** Begin SUPPLIED MATERIAL **

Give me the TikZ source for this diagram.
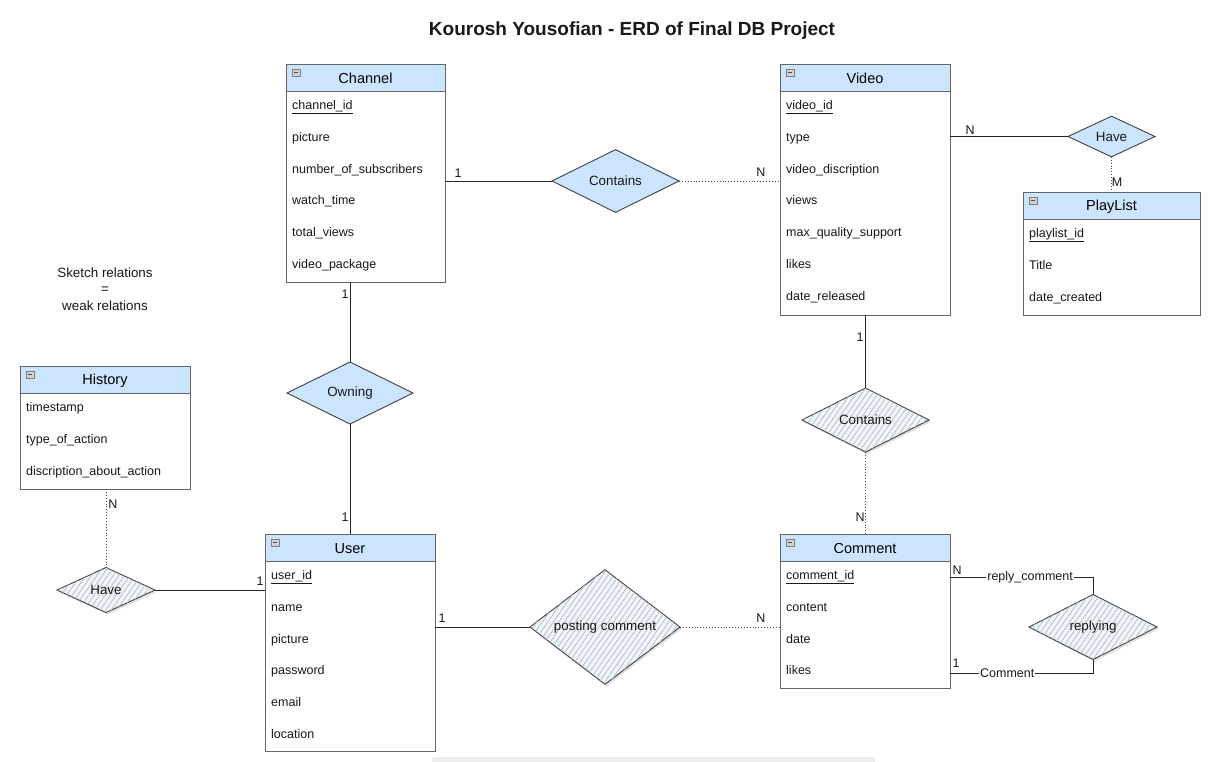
\documentclass[tikz,border=0pt]{standalone}
\usepackage{fontspec}
\setmainfont{Liberation Sans}
\usetikzlibrary{shapes.geometric,patterns,patterns.meta,shadows,calc}
\definecolor{hdrblue}{HTML}{CCE5FF}
\definecolor{boxgray}{HTML}{666666}
\definecolor{hatchbg}{HTML}{F2F5F8}
\definecolor{hatchln}{HTML}{A9BACB}
\tikzset{
  entbox/.style={draw=none, anchor=north west, inner sep=0pt, outer sep=0pt},
  boxline/.style={draw=boxgray, line width=0.9pt},
  hdrtext/.style={font=\fontsize{14.5}{17}\selectfont, text=black, inner sep=0pt},
  attr/.style={font=\fontsize{12.5}{15}\selectfont, text=black!90, anchor=west, inner sep=0pt,
     text height=9.5pt, text depth=3.5pt},
  card/.style={font=\fontsize{12.5}{15}\selectfont, text=black!90, inner sep=0pt},
  reldia/.style={diamond, draw=black!75, line width=0.9pt, inner sep=0pt, outer sep=0pt,
     font=\fontsize{13.4}{16}\selectfont, text=black!90},
  bluedia/.style={reldia, fill=hdrblue},
  hatchdia/.style={reldia, fill=hatchbg,
     postaction={pattern={Lines[angle=55, distance=4.5pt, line width=0.7pt]}, pattern color=hatchln},
     drop shadow={opacity=0.25, shadow xshift=1.5pt, shadow yshift=-2pt}},
  conn/.style={draw=black!85, line width=0.9pt},
  dotconn/.style={draw=black!70, line width=0.9pt, dotted},
}
\newcommand\erent[6]{%
  \node[entbox, minimum width=#4pt, minimum height=#5pt] (#1) at (#2,#3) {};
  \fill[hdrblue] (#1.north west) rectangle ([yshift=-27pt]#1.north east);
  \draw[boxline] (#1.north west) rectangle (#1.south east);
  \draw[boxline] ([yshift=-27pt]#1.north west) -- ([yshift=-27pt]#1.north east);
  \node[hdrtext] (#1-t) at ([yshift=-14.5pt]#1.north) {#6};
  \draw[draw=gray, fill=gray!35, line width=0.5pt] ([xshift=6pt,yshift=-5pt]#1.north west) rectangle ([xshift=14pt,yshift=-12pt]#1.north west);
  \draw[draw=black!70, line width=0.8pt] ([xshift=8pt,yshift=-8.5pt]#1.north west) -- ([xshift=12pt,yshift=-8.5pt]#1.north west);
}
\newcommand\erow[3]{%
  \pgfmathsetmacro\ery{-(42.5+31.8*(#2-1))}%
  \node[attr] (#1-r#2) at ([xshift=6pt,yshift=\ery pt]#1.north west) {#3};
}
\begin{document}
\begin{tikzpicture}[x=1pt,y=-1pt]
\useasboundingbox[fill=white] (0,0) rectangle (1230,761);

% bottom bar
\fill[gray!14, rounded corners=3pt] (432,757) rectangle (875,766);

% title
\node[font=\fontsize{19}{22}\selectfont\bfseries, text=black!90] (title) at (632,31) {Kourosh Yousofian - ERD of Final DB Project};

% note
\node[font=\fontsize{13.4}{17}\selectfont, text=black!90, align=center] (note) at (105,289)
  {Sketch relations\\[-0.5pt]=\\[-0.5pt]weak relations};

% entities
\erent{ch}{286}{64}{159}{218}{Channel}
\erow{ch}{1}{\underline{channel\_id}}
\erow{ch}{2}{picture}
\erow{ch}{3}{number\_of\_subscribers}
\erow{ch}{4}{watch\_time}
\erow{ch}{5}{total\_views}
\erow{ch}{6}{video\_package}

\erent{vd}{780}{64}{170}{251}{Video}
\erow{vd}{1}{\underline{video\_id}}
\erow{vd}{2}{type}
\erow{vd}{3}{video\_discription}
\erow{vd}{4}{views}
\erow{vd}{5}{max\_quality\_support}
\erow{vd}{6}{likes}
\erow{vd}{7}{date\_released}

\erent{pl}{1023}{192}{177}{123}{PlayList}
\erow{pl}{1}{\underline{playlist\_id}}
\erow{pl}{2}{Title}
\erow{pl}{3}{date\_created}

\erent{hi}{20}{366}{170}{123}{History}
\erow{hi}{1}{timestamp}
\erow{hi}{2}{type\_of\_action}
\erow{hi}{3}{discription\_about\_action}

\erent{us}{265}{534}{170}{217}{User}
\erow{us}{1}{\underline{user\_id}}
\erow{us}{2}{name}
\erow{us}{3}{picture}
\erow{us}{4}{password}
\erow{us}{5}{email}
\erow{us}{6}{location}

\erent{cm}{780}{534}{170}{154}{Comment}
\erow{cm}{1}{\underline{comment\_id}}
\erow{cm}{2}{content}
\erow{cm}{3}{date}
\erow{cm}{4}{likes}

% relationships
\node[bluedia, minimum width=127pt, minimum height=62pt] (d1) at (615.5,181) {Contains};
\node[bluedia, minimum width=87pt, minimum height=37pt] (d2) at (1111.5,136.5) {Have};
\node[bluedia, minimum width=126pt, minimum height=62pt] (d3) at (350,393) {Owning};
\node[hatchdia, minimum width=127pt, minimum height=64pt] (d4) at (865.5,420) {Contains};
\node[hatchdia, minimum width=98pt, minimum height=45pt] (d5) at (106,590) {Have};
\node[hatchdia, minimum width=150pt, minimum height=75pt] (d6) at (605,627) {posting comment};
\node[hatchdia, minimum width=128pt, minimum height=65pt] (d7) at (1093,627) {replying};

% connectors
\draw[conn] (ch.east |- d1.west) -- (d1.west);
\draw[dotconn] (d1.east) -- (d1.east -| vd.west);
\draw[conn] (vd.east |- d2.west) -- (d2.west);
\draw[dotconn] (d2.south) -- (d2.south |- pl.north);
\draw[conn] (d3.north |- ch.south) -- (d3.north);
\draw[conn] (d3.south) -- (d3.south |- us.north);
\draw[conn] (d4.north |- vd.south) -- (d4.north);
\draw[dotconn] (d4.south) -- (d4.south |- cm.north);
\draw[dotconn] (d5.north |- hi.south) -- (d5.north);
\draw[conn] (d5.east) -- (d5.east -| us.west);
\draw[conn] (us.east |- d6.west) -- (d6.west);
\draw[dotconn] (d6.east) -- (d6.east -| cm.west);
\draw[conn] ([yshift=-43pt]cm.north east) -| (d7.north)
   node[pos=0.28, fill=white, inner sep=1pt, font=\fontsize{12.5}{15}\selectfont, text=black!90] (lrc) {reply\_comment};
\draw[conn] ([yshift=-139pt]cm.north east) -| (d7.south)
   node[pos=0.2, fill=white, inner sep=1pt, font=\fontsize{12.5}{15}\selectfont, text=black!90] (lcm) {Comment};

% cardinalities
\node[card] (c1) at (458,173) {1};
\node[card] (c2) at (761,172) {N};
\node[card] (c3) at (970,130) {N};
\node[card] (c4) at (1117,182) {M};
\node[card] (c5) at (345,294) {1};
\node[card] (c6) at (345,517) {1};
\node[card] (c7) at (860,337) {1};
\node[card] (c8) at (860,517) {N};
\node[card] (c9) at (113,504) {N};
\node[card] (c10) at (260,581) {1};
\node[card] (c11) at (442,618) {1};
\node[card] (c12) at (761,618) {N};
\node[card] (c13) at (957,570) {N};
\node[card] (c14) at (956,663) {1};
\end{tikzpicture}
\end{document}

** End SUPPLIED MATERIAL **

**GIVEN TASK**
Send back the data above word for word, with the pictures left out.

**RESPONSE FOR THIS EXERCISE**
Give me the TikZ source for this diagram.
\documentclass[tikz,border=0pt]{standalone}
\usepackage{fontspec}
\setmainfont{Liberation Sans}
\usetikzlibrary{shapes.geometric,patterns,patterns.meta,shadows,calc}
\definecolor{hdrblue}{HTML}{CCE5FF}
\definecolor{boxgray}{HTML}{666666}
\definecolor{hatchbg}{HTML}{F2F5F8}
\definecolor{hatchln}{HTML}{A9BACB}
\tikzset{
  entbox/.style={draw=none, anchor=north west, inner sep=0pt, outer sep=0pt},
  boxline/.style={draw=boxgray, line width=0.9pt},
  hdrtext/.style={font=\fontsize{14.5}{17}\selectfont, text=black, inner sep=0pt},
  attr/.style={font=\fontsize{12.5}{15}\selectfont, text=black!90, anchor=west, inner sep=0pt,
     text height=9.5pt, text depth=3.5pt},
  card/.style={font=\fontsize{12.5}{15}\selectfont, text=black!90, inner sep=0pt},
  reldia/.style={diamond, draw=black!75, line width=0.9pt, inner sep=0pt, outer sep=0pt,
     font=\fontsize{13.4}{16}\selectfont, text=black!90},
  bluedia/.style={reldia, fill=hdrblue},
  hatchdia/.style={reldia, fill=hatchbg,
     postaction={pattern={Lines[angle=55, distance=4.5pt, line width=0.7pt]}, pattern color=hatchln},
     drop shadow={opacity=0.25, shadow xshift=1.5pt, shadow yshift=-2pt}},
  conn/.style={draw=black!85, line width=0.9pt},
  dotconn/.style={draw=black!70, line width=0.9pt, dotted},
}
\newcommand\erent[6]{%
  \node[entbox, minimum width=#4pt, minimum height=#5pt] (#1) at (#2,#3) {};
  \fill[hdrblue] (#1.north west) rectangle ([yshift=-27pt]#1.north east);
  \draw[boxline] (#1.north west) rectangle (#1.south east);
  \draw[boxline] ([yshift=-27pt]#1.north west) -- ([yshift=-27pt]#1.north east);
  \node[hdrtext] (#1-t) at ([yshift=-14.5pt]#1.north) {#6};
  \draw[draw=gray, fill=gray!35, line width=0.5pt] ([xshift=6pt,yshift=-5pt]#1.north west) rectangle ([xshift=14pt,yshift=-12pt]#1.north west);
  \draw[draw=black!70, line width=0.8pt] ([xshift=8pt,yshift=-8.5pt]#1.north west) -- ([xshift=12pt,yshift=-8.5pt]#1.north west);
}
\newcommand\erow[3]{%
  \pgfmathsetmacro\ery{-(42.5+31.8*(#2-1))}%
  \node[attr] (#1-r#2) at ([xshift=6pt,yshift=\ery pt]#1.north west) {#3};
}
\begin{document}
\begin{tikzpicture}[x=1pt,y=-1pt]
\useasboundingbox[fill=white] (0,0) rectangle (1230,761);

% bottom bar
\fill[gray!14, rounded corners=3pt] (432,757) rectangle (875,766);

% title
\node[font=\fontsize{19}{22}\selectfont\bfseries, text=black!90] (title) at (632,31) {Kourosh Yousofian - ERD of Final DB Project};

% note
\node[font=\fontsize{13.4}{17}\selectfont, text=black!90, align=center] (note) at (105,289)
  {Sketch relations\\[-0.5pt]=\\[-0.5pt]weak relations};

% entities
\erent{ch}{286}{64}{159}{218}{Channel}
\erow{ch}{1}{\underline{channel\_id}}
\erow{ch}{2}{picture}
\erow{ch}{3}{number\_of\_subscribers}
\erow{ch}{4}{watch\_time}
\erow{ch}{5}{total\_views}
\erow{ch}{6}{video\_package}

\erent{vd}{780}{64}{170}{251}{Video}
\erow{vd}{1}{\underline{video\_id}}
\erow{vd}{2}{type}
\erow{vd}{3}{video\_discription}
\erow{vd}{4}{views}
\erow{vd}{5}{max\_quality\_support}
\erow{vd}{6}{likes}
\erow{vd}{7}{date\_released}

\erent{pl}{1023}{192}{177}{123}{PlayList}
\erow{pl}{1}{\underline{playlist\_id}}
\erow{pl}{2}{Title}
\erow{pl}{3}{date\_created}

\erent{hi}{20}{366}{170}{123}{History}
\erow{hi}{1}{timestamp}
\erow{hi}{2}{type\_of\_action}
\erow{hi}{3}{discription\_about\_action}

\erent{us}{265}{534}{170}{217}{User}
\erow{us}{1}{\underline{user\_id}}
\erow{us}{2}{name}
\erow{us}{3}{picture}
\erow{us}{4}{password}
\erow{us}{5}{email}
\erow{us}{6}{location}

\erent{cm}{780}{534}{170}{154}{Comment}
\erow{cm}{1}{\underline{comment\_id}}
\erow{cm}{2}{content}
\erow{cm}{3}{date}
\erow{cm}{4}{likes}

% relationships
\node[bluedia, minimum width=127pt, minimum height=62pt] (d1) at (615.5,181) {Contains};
\node[bluedia, minimum width=87pt, minimum height=37pt] (d2) at (1111.5,136.5) {Have};
\node[bluedia, minimum width=126pt, minimum height=62pt] (d3) at (350,393) {Owning};
\node[hatchdia, minimum width=127pt, minimum height=64pt] (d4) at (865.5,420) {Contains};
\node[hatchdia, minimum width=98pt, minimum height=45pt] (d5) at (106,590) {Have};
\node[hatchdia, minimum width=150pt, minimum height=75pt] (d6) at (605,627) {posting comment};
\node[hatchdia, minimum width=128pt, minimum height=65pt] (d7) at (1093,627) {replying};

% connectors
\draw[conn] (ch.east |- d1.west) -- (d1.west);
\draw[dotconn] (d1.east) -- (d1.east -| vd.west);
\draw[conn] (vd.east |- d2.west) -- (d2.west);
\draw[dotconn] (d2.south) -- (d2.south |- pl.north);
\draw[conn] (d3.north |- ch.south) -- (d3.north);
\draw[conn] (d3.south) -- (d3.south |- us.north);
\draw[conn] (d4.north |- vd.south) -- (d4.north);
\draw[dotconn] (d4.south) -- (d4.south |- cm.north);
\draw[dotconn] (d5.north |- hi.south) -- (d5.north);
\draw[conn] (d5.east) -- (d5.east -| us.west);
\draw[conn] (us.east |- d6.west) -- (d6.west);
\draw[dotconn] (d6.east) -- (d6.east -| cm.west);
\draw[conn] ([yshift=-43pt]cm.north east) -| (d7.north)
   node[pos=0.28, fill=white, inner sep=1pt, font=\fontsize{12.5}{15}\selectfont, text=black!90] (lrc) {reply\_comment};
\draw[conn] ([yshift=-139pt]cm.north east) -| (d7.south)
   node[pos=0.2, fill=white, inner sep=1pt, font=\fontsize{12.5}{15}\selectfont, text=black!90] (lcm) {Comment};

% cardinalities
\node[card] (c1) at (458,173) {1};
\node[card] (c2) at (761,172) {N};
\node[card] (c3) at (970,130) {N};
\node[card] (c4) at (1117,182) {M};
\node[card] (c5) at (345,294) {1};
\node[card] (c6) at (345,517) {1};
\node[card] (c7) at (860,337) {1};
\node[card] (c8) at (860,517) {N};
\node[card] (c9) at (113,504) {N};
\node[card] (c10) at (260,581) {1};
\node[card] (c11) at (442,618) {1};
\node[card] (c12) at (761,618) {N};
\node[card] (c13) at (957,570) {N};
\node[card] (c14) at (956,663) {1};
\end{tikzpicture}
\end{document}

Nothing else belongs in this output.